I think a lot of the inefficiency is because the datacenter employees recommend these "nice to haves" to their managers to make the datacenter employees lives easier. But their company pays dearly for not doing the math. This isn't important if your company is massively profitable or if it isn't a "datacenter centric" company like Backblaze. But for us, it's the difference between life and death. Remember, we only charge $5/month and we don't have any deep pockets so we have to stay profitable -> there isn't a lot of margin in there to be wasteful.
Obviously that setup will run you more than yours, but I'd be surprised if the delta was more than 1k once you subbed in your consumer mb, controllers and backplanes.
That said, one small nitpick: I'm fairly sure Facebook does less revenue/user than you do: They have a billion users, and did (order of magnitude) 5 billion last year: That's $5/user/year.
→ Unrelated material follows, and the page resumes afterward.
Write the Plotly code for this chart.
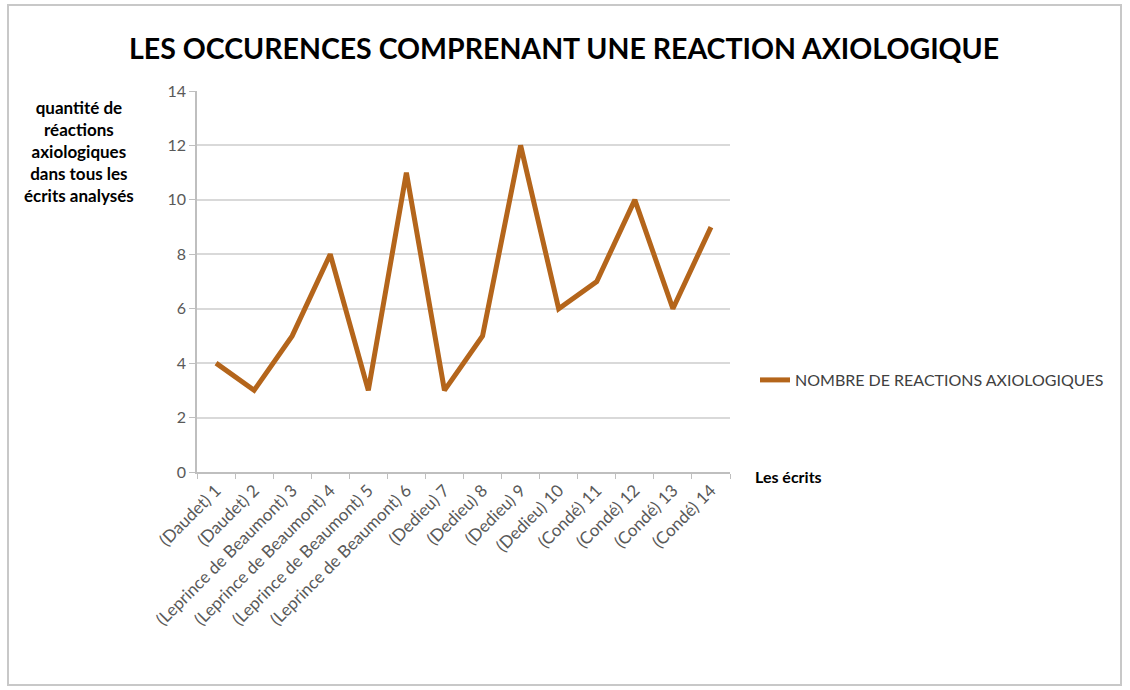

Which you do per month.
Still, it's amazing you can provide this unlimited service for that small fee!
We have done exactly what you mention -> migrated off a pod and then disassembling the pod and using the older drives as replacements. Hard drives often come with a 3 year warranty, so for the first 3 years it is free to get replacement from the manufacturer if they fail. But after 3 years we have to pay out of our own pocket to replace the drives which can change the cost/math a little.
I am curious why RAID6 is (still) used given its poor behavior in failure conditions. I am guessing that Backblaze is not as worried about additional drive failure in an array during a rebuild because they are periodically verifying each drive.
Comparing to a X4540 is kind of a stretch. The use cases seem very different. Also, it for Backblaze, they wouldn't exist at the price they charge, with the price that Sun charged for an X4540.
I hope Joyent does release something about their config, that would be very interesting.